_Exercise details_
Leave out the pictures and repeat the rest of the material exactly.

_Data segment_
#####

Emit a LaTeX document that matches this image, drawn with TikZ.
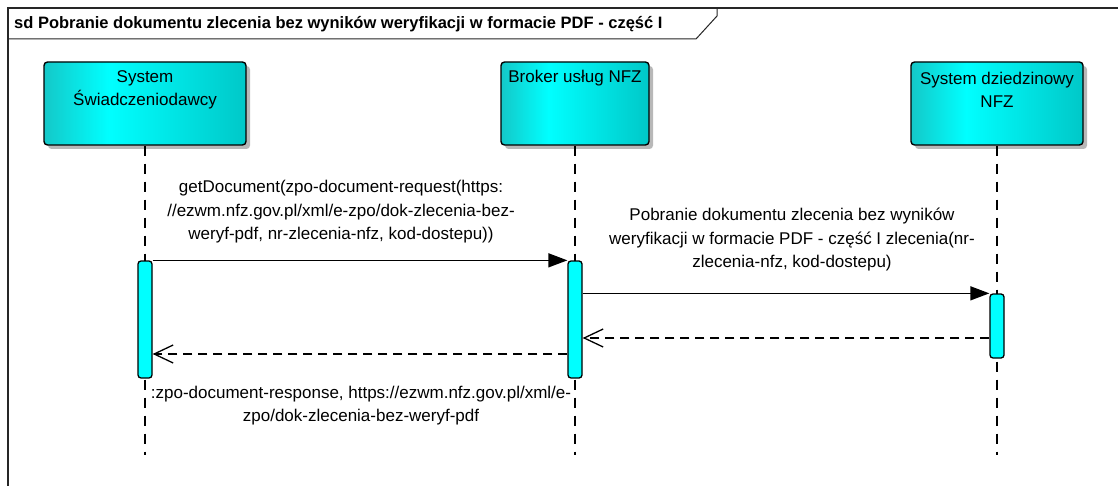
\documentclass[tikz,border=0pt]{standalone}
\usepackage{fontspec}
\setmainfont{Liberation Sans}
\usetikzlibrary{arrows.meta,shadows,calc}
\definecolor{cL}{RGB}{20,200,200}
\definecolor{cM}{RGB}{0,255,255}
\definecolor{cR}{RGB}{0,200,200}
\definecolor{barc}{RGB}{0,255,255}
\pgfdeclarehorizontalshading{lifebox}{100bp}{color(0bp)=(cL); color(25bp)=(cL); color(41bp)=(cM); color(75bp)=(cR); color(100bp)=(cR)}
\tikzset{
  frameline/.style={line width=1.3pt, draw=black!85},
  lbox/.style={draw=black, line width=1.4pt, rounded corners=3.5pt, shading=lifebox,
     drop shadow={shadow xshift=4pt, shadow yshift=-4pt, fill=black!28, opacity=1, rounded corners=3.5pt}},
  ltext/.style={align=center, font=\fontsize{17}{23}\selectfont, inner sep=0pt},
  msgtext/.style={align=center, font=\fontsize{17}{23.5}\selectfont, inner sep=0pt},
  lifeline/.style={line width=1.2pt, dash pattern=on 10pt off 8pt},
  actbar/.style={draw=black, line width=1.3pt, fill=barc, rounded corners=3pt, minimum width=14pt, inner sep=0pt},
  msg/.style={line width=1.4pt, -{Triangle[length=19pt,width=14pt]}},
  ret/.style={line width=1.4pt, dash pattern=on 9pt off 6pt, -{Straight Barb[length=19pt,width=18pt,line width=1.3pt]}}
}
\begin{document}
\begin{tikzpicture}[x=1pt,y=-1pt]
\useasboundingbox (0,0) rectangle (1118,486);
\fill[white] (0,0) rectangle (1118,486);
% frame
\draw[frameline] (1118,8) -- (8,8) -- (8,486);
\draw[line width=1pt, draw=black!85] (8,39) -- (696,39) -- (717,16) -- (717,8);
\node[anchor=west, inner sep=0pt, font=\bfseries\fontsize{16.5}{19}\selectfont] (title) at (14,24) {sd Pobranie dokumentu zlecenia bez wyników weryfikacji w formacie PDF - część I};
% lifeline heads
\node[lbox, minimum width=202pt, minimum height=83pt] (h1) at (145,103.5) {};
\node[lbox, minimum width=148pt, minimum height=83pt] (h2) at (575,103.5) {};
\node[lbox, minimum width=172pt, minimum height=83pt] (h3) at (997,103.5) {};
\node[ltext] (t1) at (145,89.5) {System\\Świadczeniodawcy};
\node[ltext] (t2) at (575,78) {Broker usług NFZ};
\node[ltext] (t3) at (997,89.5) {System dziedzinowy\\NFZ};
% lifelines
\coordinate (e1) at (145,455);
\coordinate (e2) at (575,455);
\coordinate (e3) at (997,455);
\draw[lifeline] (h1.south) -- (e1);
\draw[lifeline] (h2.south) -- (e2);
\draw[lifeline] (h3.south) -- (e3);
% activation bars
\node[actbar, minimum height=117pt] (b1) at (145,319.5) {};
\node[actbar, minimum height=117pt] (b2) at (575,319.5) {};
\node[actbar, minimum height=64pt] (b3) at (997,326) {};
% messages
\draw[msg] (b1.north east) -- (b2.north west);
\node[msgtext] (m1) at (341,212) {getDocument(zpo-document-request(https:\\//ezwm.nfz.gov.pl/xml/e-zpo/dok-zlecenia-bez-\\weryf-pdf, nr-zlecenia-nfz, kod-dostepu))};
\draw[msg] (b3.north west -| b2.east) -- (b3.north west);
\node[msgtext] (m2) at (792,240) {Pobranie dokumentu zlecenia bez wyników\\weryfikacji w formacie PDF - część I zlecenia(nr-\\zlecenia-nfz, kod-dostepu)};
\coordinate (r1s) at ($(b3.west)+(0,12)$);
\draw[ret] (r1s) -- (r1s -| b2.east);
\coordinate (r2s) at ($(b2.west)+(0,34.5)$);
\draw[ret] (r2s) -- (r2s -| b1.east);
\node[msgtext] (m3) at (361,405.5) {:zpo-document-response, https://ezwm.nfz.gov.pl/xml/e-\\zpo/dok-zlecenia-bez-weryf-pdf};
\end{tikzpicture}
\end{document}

#####

_Exercise answer_
Emit a LaTeX document that matches this image, drawn with TikZ.
\documentclass[tikz,border=0pt]{standalone}
\usepackage{fontspec}
\setmainfont{Liberation Sans}
\usetikzlibrary{arrows.meta,shadows,calc}
\definecolor{cL}{RGB}{20,200,200}
\definecolor{cM}{RGB}{0,255,255}
\definecolor{cR}{RGB}{0,200,200}
\definecolor{barc}{RGB}{0,255,255}
\pgfdeclarehorizontalshading{lifebox}{100bp}{color(0bp)=(cL); color(25bp)=(cL); color(41bp)=(cM); color(75bp)=(cR); color(100bp)=(cR)}
\tikzset{
  frameline/.style={line width=1.3pt, draw=black!85},
  lbox/.style={draw=black, line width=1.4pt, rounded corners=3.5pt, shading=lifebox,
     drop shadow={shadow xshift=4pt, shadow yshift=-4pt, fill=black!28, opacity=1, rounded corners=3.5pt}},
  ltext/.style={align=center, font=\fontsize{17}{23}\selectfont, inner sep=0pt},
  msgtext/.style={align=center, font=\fontsize{17}{23.5}\selectfont, inner sep=0pt},
  lifeline/.style={line width=1.2pt, dash pattern=on 10pt off 8pt},
  actbar/.style={draw=black, line width=1.3pt, fill=barc, rounded corners=3pt, minimum width=14pt, inner sep=0pt},
  msg/.style={line width=1.4pt, -{Triangle[length=19pt,width=14pt]}},
  ret/.style={line width=1.4pt, dash pattern=on 9pt off 6pt, -{Straight Barb[length=19pt,width=18pt,line width=1.3pt]}}
}
\begin{document}
\begin{tikzpicture}[x=1pt,y=-1pt]
\useasboundingbox (0,0) rectangle (1118,486);
\fill[white] (0,0) rectangle (1118,486);
% frame
\draw[frameline] (1118,8) -- (8,8) -- (8,486);
\draw[line width=1pt, draw=black!85] (8,39) -- (696,39) -- (717,16) -- (717,8);
\node[anchor=west, inner sep=0pt, font=\bfseries\fontsize{16.5}{19}\selectfont] (title) at (14,24) {sd Pobranie dokumentu zlecenia bez wyników weryfikacji w formacie PDF - część I};
% lifeline heads
\node[lbox, minimum width=202pt, minimum height=83pt] (h1) at (145,103.5) {};
\node[lbox, minimum width=148pt, minimum height=83pt] (h2) at (575,103.5) {};
\node[lbox, minimum width=172pt, minimum height=83pt] (h3) at (997,103.5) {};
\node[ltext] (t1) at (145,89.5) {System\\Świadczeniodawcy};
\node[ltext] (t2) at (575,78) {Broker usług NFZ};
\node[ltext] (t3) at (997,89.5) {System dziedzinowy\\NFZ};
% lifelines
\coordinate (e1) at (145,455);
\coordinate (e2) at (575,455);
\coordinate (e3) at (997,455);
\draw[lifeline] (h1.south) -- (e1);
\draw[lifeline] (h2.south) -- (e2);
\draw[lifeline] (h3.south) -- (e3);
% activation bars
\node[actbar, minimum height=117pt] (b1) at (145,319.5) {};
\node[actbar, minimum height=117pt] (b2) at (575,319.5) {};
\node[actbar, minimum height=64pt] (b3) at (997,326) {};
% messages
\draw[msg] (b1.north east) -- (b2.north west);
\node[msgtext] (m1) at (341,212) {getDocument(zpo-document-request(https:\\//ezwm.nfz.gov.pl/xml/e-zpo/dok-zlecenia-bez-\\weryf-pdf, nr-zlecenia-nfz, kod-dostepu))};
\draw[msg] (b3.north west -| b2.east) -- (b3.north west);
\node[msgtext] (m2) at (792,240) {Pobranie dokumentu zlecenia bez wyników\\weryfikacji w formacie PDF - część I zlecenia(nr-\\zlecenia-nfz, kod-dostepu)};
\coordinate (r1s) at ($(b3.west)+(0,12)$);
\draw[ret] (r1s) -- (r1s -| b2.east);
\coordinate (r2s) at ($(b2.west)+(0,34.5)$);
\draw[ret] (r2s) -- (r2s -| b1.east);
\node[msgtext] (m3) at (361,405.5) {:zpo-document-response, https://ezwm.nfz.gov.pl/xml/e-\\zpo/dok-zlecenia-bez-weryf-pdf};
\end{tikzpicture}
\end{document}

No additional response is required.